Advice from the safety pros

Safety series: This week, we celebrate World Day for Safety and Health at Work. On the Mic, we have some safety professionals, who work with safety communication in practice.

By: Signe Raskmark, Communication Advisor (28 April 2017)

On the mic, we have two safety professionals – both with years of experience from large international organizations, where employees work in different functions, cultures and environments and have very diverse needs in terms of safety communication.

Lene Brødegaard Hjerrild
Manager Global OHS at Novozymes

In your experience, what is the biggest barrier for safe behavior at work?
For many people, following safety procedures and working safely can seem difficult and time consuming. And it is – if it hasn’t become part of your routine. The more integrated safety becomes in your daily behavior, the easier it gets. This is of course a long journey that requires continuous focus, especially by managers, and that brings me to the next barrier: For many managers, safety is still somewhat a sidecar to their many other responsibilities, and they don’t always realize the crucial role they have in driving safe behavior, all the time. To truly change an organization’s safety culture, managers have to think about safety in whatever situation they are in, and they have to signal that safety always comes first with words and actions.

What type of safety communication or initiative do you think has had the biggest impact on the safety culture in your organization?
A relatively small thing, we’ve done, that made a big difference in terms of leadership focus, was mandatory safety training for all managers consisting of a training presentation and a set of dilemma exercises. This had a huge effect on our managers’ awareness and focus on safety, and it led to valuable dialogues between them – and with their employees. Another initiative that made a big difference, was our “Let’s talk safety”-campaign, which introduced a simple dialogue tool that first-line managers still use to talk about safety with their teams.

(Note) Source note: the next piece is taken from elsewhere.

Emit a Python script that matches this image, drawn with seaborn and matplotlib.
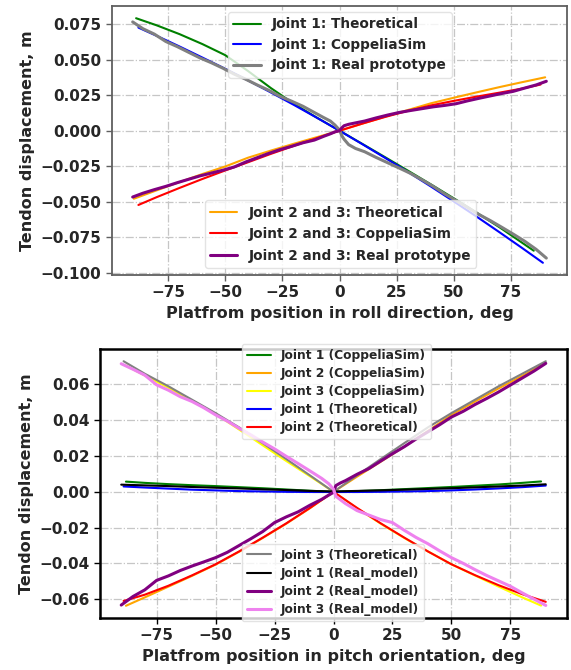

The campaign gave people a common language regarding safety, and the tool is an easy way for them to keep focus on safety in their everyday work.

What is your best advice for your peers working with safety communication?
When people work in such different contexts and cultures, like we do here at Novozymes, it’s important to have a flexible communication toolbox and differentiate the safety communication as much as possible. Do yourself a favor and base your initiatives on already existing systems and structures. Keep your communication light, simple and visually appealing – and make sure to team up with communication specialists, who can help you communicate your messages in a simple and meaningful way.

Camilla Ransfort
General Manager Global HS at Haldor Topsoe

In your experience, what is the biggest barrier for safe behavior at work?
People generally think that accidents never happen to themselves. Capturing their attention before it’s too late, is therefore difficult. Another barrier is that in a diverse organization like Haldor Topsoe, safety is more urgent for some employees than others. It’s challenging to find messages that are relevant for everyone and getting managers to prioritize safety on locations without a burning platform. Having sufficient time and resources is always a barrier.

What type of safety communication or initiative do you think has had the biggest impact on the safety culture in your organization?
Two things stick out; It had tremendous impact when our top management endorsed and fronted a global safety campaign last year, meant to create awareness on safety and strengthen our safety culture. This really showed that working safely – and getting home safe – is a true priority and value in Haldor Topsoe. Also, whenever we have communicated the employees’ own stories, it has made a big impression on their colleagues

What is your best advice as a safety professional for your peers working with safety communication?
Firstly, safety is a management responsibility, and getting the management’s back up is crucial for success. If managers don’t show that safety is important by “walking the talk”, employees won’t prioritize it either, and you won’t get anywhere with your safety initiatives. Secondly, if you really want to reach employees and impact them with your safety messages, it’s important to team up with someone who knows about strategic communication and can help you plan and carry out your initiatives in the most optimal way.

To celebrate the World Day for Safety and Health at Work on Friday (28 April 2017), we at Open will share some thoughts and inspiration on the topic each day this week. Hopefully it will kick-start reflections and discussions – and help break with the bad reputation of safety communication once and for all.